Detecting Multimedia Generated by Large AI Models: A Survey

The rapid advancement of Large AI Models (LAIMs), particularly diffusion models and large language models, has marked a new era where AI-generated multimedia is increasingly integrated into various aspects of daily life. Although beneficial in numerous fields, this content presents significant risks, including potential misuse, societal disruptions, and ethical concerns. Consequently, detecting multimedia generated by LAIMs has become crucial, with a marked rise in related research. Despite this, there remains a notable gap in systematic surveys that focus specifically on detecting LAIM-generated multimedia. Addressing this, we provide the first survey to comprehensively cover existing research on detecting multimedia (such as text, images, videos, audio, and multimodal content) created by LAIMs. Specifically, we introduce a novel taxonomy for detection methods, categorized by media modality, and aligned with two perspectives: pure detection (aiming to enhance detection performance) and beyond detection (adding attributes like generalizability, robustness, and interpretability to detectors). Additionally, we have presented a brief overview of generation mechanisms, public datasets, and online detection tools to provide a valuable resource for researchers and practitioners in this field. Furthermore, we identify current challenges in detection and propose directions for future research that address unexplored, ongoing, and emerging issues in detecting multimedia generated by LAIMs. Our aim for this survey is to fill an academic gap and contribute to global AI security efforts, helping to ensure the integrity of information in the digital realm. The project link is https://github.com/Purdue-M2/Detect-LAIM-generated-Multimedia-Survey.

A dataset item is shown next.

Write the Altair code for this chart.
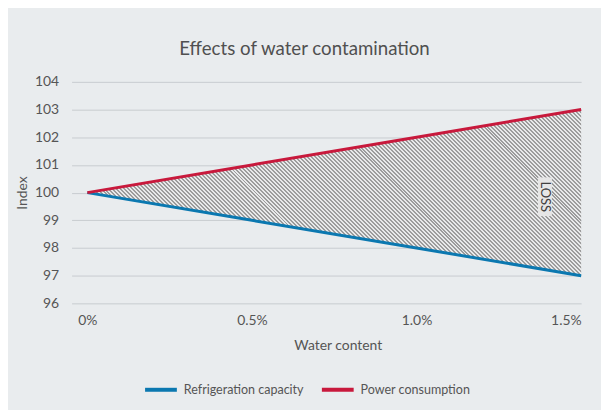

翻译：大型AI模型（LAIMs）的快速发展，特别是扩散模型和大型语言模型，标志着一个新时代的到来，其中AI生成的多媒体内容正日益融入日常生活的各个方面。尽管这些内容在许多领域大有裨益，但也带来了重大风险，包括潜在的滥用、社会混乱和伦理问题。因此，检测由LAIMs生成的多媒体内容变得至关重要，相关研究也显著增加。然而，目前仍缺乏系统性的综述，专门聚焦于检测LAIMs生成的多媒体内容。为填补这一空白，我们首次全面综述了现有关于检测由LAIMs生成的多媒体内容（如文本、图像、视频、音频和多模态内容）的研究。具体而言，我们引入了一种新颖的检测方法分类法，按媒体模态进行划分，并对应两个视角：纯检测（旨在提升检测性能）和超越检测（为检测器添加泛化性、鲁棒性和可解释性等属性）。此外，我们简要介绍了生成机制、公共数据集和在线检测工具，为该领域的研究人员和从业者提供了宝贵资源。进一步地，我们识别了当前检测中的挑战，并提出了未来研究方向，以应对检测LAIMs生成的多媒体内容中未探索、持续和新出现的问题。本综述旨在填补学术空白，为全球AI安全努力做出贡献，助力确保数字领域信息的完整性。项目链接为https://github.com/Purdue-M2/Detect-LAIM-generated-Multimedia-Survey。